If only they knew! Connie doesn't have even an O level to her name. On top of that, she's not English. She's Welsh.


Connie is absolutely brilliant at getting whatever she wants at a reduced price, or even for free.


"It would be so lovely to have a piano.  I wonder how expensive it would be to buy one?" She announces one day with a wistful smile. "We could offer piano lessons to the students. The parents would jump at the chance."  Her eyes are twinkling as she calculates how much money she can make if she offers piano lessons.


Say what you want about Connie, she is indeed a canny business woman who works hard and whose one wish is for her school to develop and flourish. Therefore it is no surprise that things somehow tend to work out for her. It's as if the Gods themselves are working in aiding and abetting her.

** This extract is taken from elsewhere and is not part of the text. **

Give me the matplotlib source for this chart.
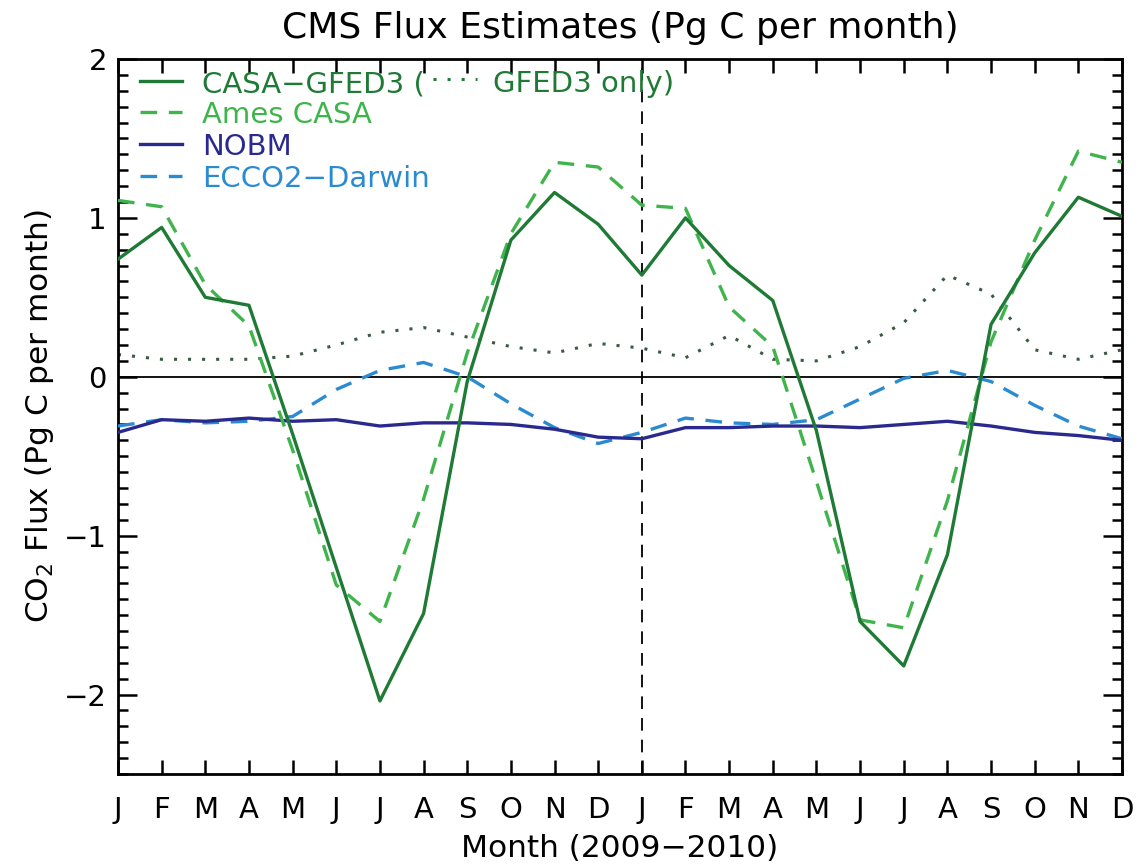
import matplotlib
matplotlib.use("Agg")
import matplotlib.pyplot as plt
from matplotlib.ticker import MultipleLocator, FixedLocator
from matplotlib.lines import Line2D

months = ["J", "F", "M", "A", "M", "J", "J", "A", "S", "O", "N", "D"] * 2

casa_gfed3 = [0.74, 0.94, 0.50, 0.45, -0.36, -1.20, -2.04, -1.49, -0.03, 0.86, 1.16, 0.96,
              0.64, 1.00, 0.70, 0.48, -0.34, -1.54, -1.82, -1.12, 0.33, 0.78, 1.13, 1.01]
ames_casa = [1.11, 1.07, 0.58, 0.32, -0.46, -1.31, -1.54, -0.77, 0.15, 0.90, 1.35, 1.32,
             1.08, 1.06, 0.44, 0.19, -0.66, -1.53, -1.58, -0.78, 0.22, 0.86, 1.42, 1.35]
gfed3_only = [0.14, 0.11, 0.11, 0.11, 0.13, 0.20, 0.28, 0.31, 0.25, 0.19, 0.15, 0.21,
              0.18, 0.12, 0.26, 0.11, 0.10, 0.19, 0.34, 0.64, 0.52, 0.17, 0.11, 0.17]
nobm = [-0.35, -0.27, -0.28, -0.26, -0.28, -0.27, -0.31, -0.29, -0.29, -0.30, -0.33, -0.38,
        -0.39, -0.32, -0.32, -0.31, -0.31, -0.32, -0.30, -0.28, -0.31, -0.35, -0.37, -0.40]
ecco2_darwin = [-0.31, -0.27, -0.29, -0.28, -0.25, -0.08, 0.04, 0.09, 0.00, -0.17, -0.32, -0.42,
                -0.35, -0.26, -0.29, -0.30, -0.27, -0.14, -0.01, 0.04, -0.03, -0.18, -0.31, -0.39]

C_CASA = "#1f7a35"
C_AMES = "#40b44c"
C_GFED = "#3a5a42"
C_NOBM = "#2a2a8e"
C_ECCO = "#2b8bd0"
DASH = (0, (5, 3.5))
DOT = (0, (1, 3.6))

plt.rcParams["font.family"] = ["DejaVu Sans"]

W, H = 1139, 867
fig = plt.figure(figsize=(W / 100, H / 100), dpi=100)
AX_L, AX_R, AX_T, AX_B = 118, 1122, 59, 774
ax = fig.add_axes([AX_L / W, 1 - AX_B / H, (AX_R - AX_L) / W, (AX_B - AX_T) / H])

x = list(range(len(months)))
lw = 2.4
ax.axhline(0, color="black", lw=1.3, zorder=1)
ax.axvline(12, color="black", lw=1.3, ls=(0, (7, 5)), zorder=1)

ax.plot(x, gfed3_only, color=C_GFED, lw=2.2, ls=DOT, zorder=2)
ax.plot(x, ecco2_darwin, color=C_ECCO, lw=lw, ls=DASH, zorder=3)
ax.plot(x, nobm, color=C_NOBM, lw=lw, zorder=3)
ax.plot(x, ames_casa, color=C_AMES, lw=lw, ls=DASH, zorder=4)
ax.plot(x, casa_gfed3, color=C_CASA, lw=lw, zorder=5)

ax.set_xlim(0, 23)
ax.set_ylim(-2.5, 2.0)
ax.xaxis.set_major_locator(FixedLocator(x))
ax.set_xticklabels(months)
ax.yaxis.set_major_locator(FixedLocator([-2, -1, 0, 1, 2]))
ax.set_yticklabels(["\u22122", "\u22121", "0", "1", "2"])
ax.yaxis.set_minor_locator(MultipleLocator(0.1))

ax.tick_params(axis="both", which="both", direction="in", top=True, right=True,
               width=1.8, labelsize=21, colors="black")
ax.tick_params(axis="y", which="major", length=14, pad=8)
ax.tick_params(axis="y", which="minor", length=7)
ax.tick_params(axis="x", which="major", length=10, pad=16)
for s in ax.spines.values():
    s.set_linewidth(2.0)

ax.set_title("CMS Flux Estimates (Pg C per month)", fontsize=26, pad=15)
ax.set_xlabel("Month (2009\u22122010)", fontsize=22.5, labelpad=7)
ax.set_ylabel("CO$_2$ Flux (Pg C per month)", fontsize=22.5, labelpad=6)

# legend drawn row by row at pixel positions of the figure
def fx(px):
    return px / W

def fy(py):
    return 1 - py / H

LEG_FS = 21
line_x0, line_x1, text_x = 140, 182, 202
rows = [81, 112, 144, 176]
entries = [("CASA\u2212GFED3 (", C_CASA, "-"),
           ("Ames CASA", C_AMES, DASH),
           ("NOBM", C_NOBM, "-"),
           ("ECCO2\u2212Darwin", C_ECCO, DASH)]
renderer = fig.canvas.get_renderer()
for (label, color, style), py in zip(entries, rows):
    fig.add_artist(Line2D([fx(line_x0), fx(line_x1)], [fy(py), fy(py)], color=color,
                          lw=lw, ls=style, transform=fig.transFigure))
    t = fig.text(fx(text_x), fy(py), label, color=color, fontsize=LEG_FS,
                 va="center_baseline", ha="left")
    if label.startswith("CASA"):
        bb = t.get_window_extent(renderer)
        d0 = bb.x1 + 8
        d1 = d0 + 44
        fig.add_artist(Line2D([d0 / W, d1 / W], [fy(py - 2), fy(py - 2)], color=C_CASA,
                              lw=2.2, ls=DOT, transform=fig.transFigure))
        fig.text((d1 + 16) / W, fy(py), "GFED3 only)", color=C_CASA, fontsize=LEG_FS,
                 va="center_baseline", ha="left")

fig.savefig("out.png", dpi=100)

You see, a group of Americans stops by. The leader is a stout man with a huge belly and huge teeth. He fumbles with his tie, playing with the knot, as he speaks.


"Maam.  We are a close-knit  group of Christians who want to meet and worship the Lord. We're in need of a place to hold our meetings."


"Oh?" Connie smiles, her eyes looking up at the ceiling as if thanking the Lord for bringing these Americans to her humble establishment.


"Could we use one of your rooms for our meetings? Please? We'd pay you of course."


Connie is now beaming. This is wonderful!


"It'd just be twice a week that we'd meet, in the evening. Would that be okay?"


"Absolutely." Connie can hardly believe her luck. Out of the blue she's going to be bringing in more money in the way of rent.


"One thing. I hope it's not a problem. But, we have a piano. We'd need to leave it in the room. We use it when we sing, when we praise the Lord."


Connie says nothing. I think I actually hear her brain plotting quickly what her next move will be.


"Not a problem at all. Not at all." Connie grins back before adding very sweetly, "There would, of course, be a tiny extra charge for storing your piano."


"Of course. Praise the Lord. Maam, you have made us all very happy and grateful." He turns to the rest of his group and hugs them.


Connie's eyes sparkle as she gets ready to use her trump card.


"Would it be all right if we play the piano from time to time?" she inquires in her best and poshest English accent.


"Feel free! We're just so happy and thrilled that you're allowing us the use of a room for our meetings!  Praise the Lord!"


I feel like muttering, "Amen!"


Connie has got her way again. Who would have thought that in a matter of minutes she's got herself the use of a piano? Not only that, she doesn't have to pay a penny for it, and, in addition, she's charging rent for the piano?! And, don't forget the money she'll bring in from the piano lessons!




Like 1


eggcup said:
25 January 2014 @ 15:21

Yes, we Welsh women are very good with money - nearly as good as the Spanish. They don't miss much either.